Council may not go ahead with the arbitration. The second part of the

aforesaid clause, in my view, would not apply to a situation where one

of the parties commits default in depositing its share towards the cost

and expenses of arbitration. It would apply to a situation, where the fee

is deposited by all the parties, but any of the parties fails to nominate his

arbitrator. The contention of Mr Rawal is that even in the event one of

the parties commits the default in nominating an arbitrator and

depositing its share towards the cost and expenses or arbitration, ICA

has to nominate an arbitrator on its behalf, instead of referring the matter

to the sole arbitrator.
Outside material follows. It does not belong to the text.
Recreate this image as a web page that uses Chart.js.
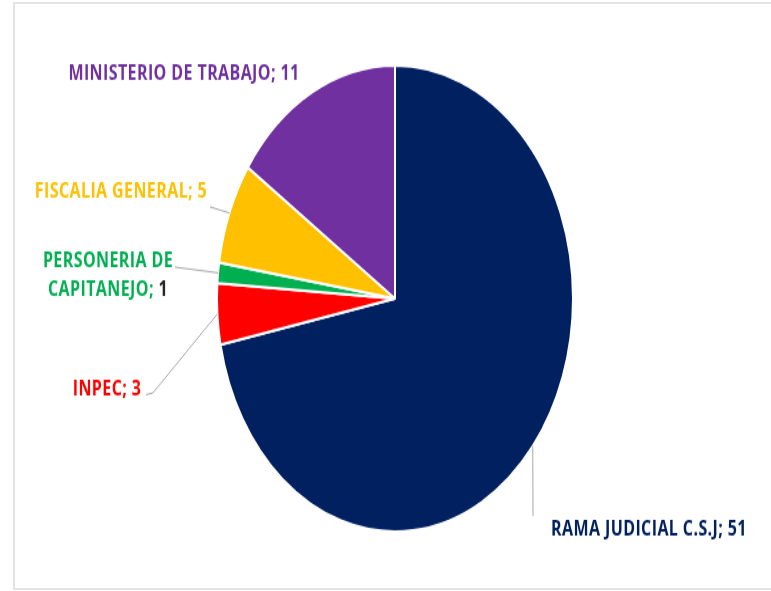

I, however, cannot accept the contention since

accepting the said contention would make the first part of the aforesaid

report absolutely redundant.

8. Mr Rawal states that in view of the letter dated 06.08.2013 sent

by ICA to the respondent No. 1 with copy endorsed to the petitioner,

they ought to have waited till 13.08.2013. Firstly, the contention cannot

be accepted since the Council had already decided to proceed under

Rule 22(c) on account of default committed by the petitioner; secondly,

admittedly, the petitioner did not nominate its arbitrators even by

13.08.2013.

9. I find no illegality in the procedure adopted by the Indian Council

of Arbitration. The conduct of the petitioner to say the least was highly

undesirable. The petitioner was given repeated opportunities to

nominate its arbitrator from the panel of arbitrators of ICA. The

petitioner not only failed to avail the opportunities given from time to

time, it also failed to appoint an arbitrator even within the time it sought

from ICA, firstly vide letter dated 27.06.2013 and then vide letter date

15.07.2013. Obviously, the petitioner was trying to delay the initiation

of arbitration proceedings, thereby defeating the very purpose behind

having an arbitration clause.

For the reasons stated hereinabove, I find no merit in the writ

petition and the same is hereby dismissed.